Fourteen years ago, Neotic’s then 23-year old cousin Antonio Bryant was shot and killed by police in Newburgh, New York, after a random traffic stop erupted into a deadly shootout and foot chase with little warning.

No one may ever know for sure why Antonio Bryant started shooting at a plainclothes cop as police allege in 2006 that left Bryant dead in the middle of the street.

Many of the residents in the close-knit city knew Bryant mainly as the son of Omari Shakur, a 50-year-old poet and activist who is often a sharp critic of the mainly white police force.

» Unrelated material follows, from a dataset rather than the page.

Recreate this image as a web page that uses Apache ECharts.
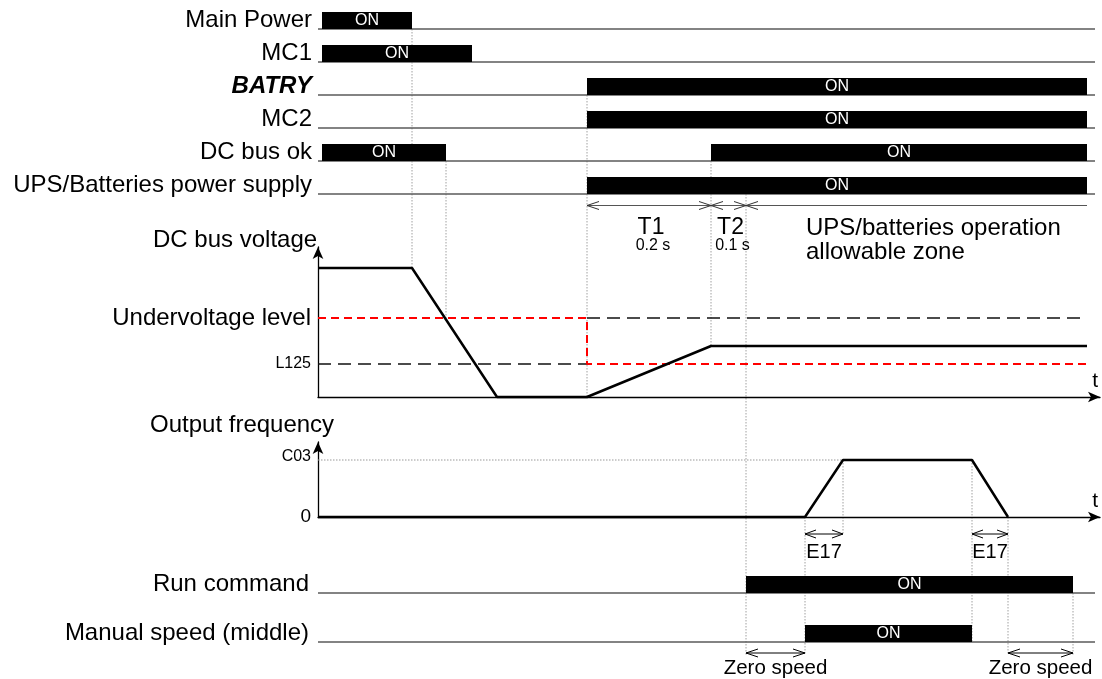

Over and over around the lit candles marking Bryant’s death, the talk was not of Bryant gunning away at police; it was about a Black Newburgh resident known on every block on both sides of Broadway killed by city police, few of whom lived in Newburgh and fewer still who were black.

“We were born 13 days apart,” recalled Neotic.

He chronicles messages about his slain cousin in his music.

The aspiring rap star relocated to Inglewood about four years ago.

While working in Washington D. C., he met the love of his life, Inglewood native Danielle Lowe and in his pursuit followed her back home to the City of Champions.

“I never stopped being a dreamer and having her on my side has had a positive impact on my life,” he explained to Inglewood Today.

The couple shares a dotting daughter Brynn Howard and have plans to wed in the near future.

COVID-19 and the national revolution following the murder of George Floyd in Minnesota have shelved most of their plans, but it has not prevented him from continuing to create music.

“I have done a lot of things that I am not proud of, but I want to be an inspiration for others now.”

The hip-hop artist, director and producer say the current state of the world has made him more humble.

“It’s been hard to think about myself with everything going on in the world.”

He says that the protest has been really emotional for him, but he’s concerned that there is no end goal.

Among his most popular songs, Lonesome I and Lonesome II, telling his life story as a Black man as a father.

In addition to young Brynn, he has also father to two other children that live back east.

“I came to Inglewood all the way from Beacon, New York and it has turned out to be good for me and my family,” he said.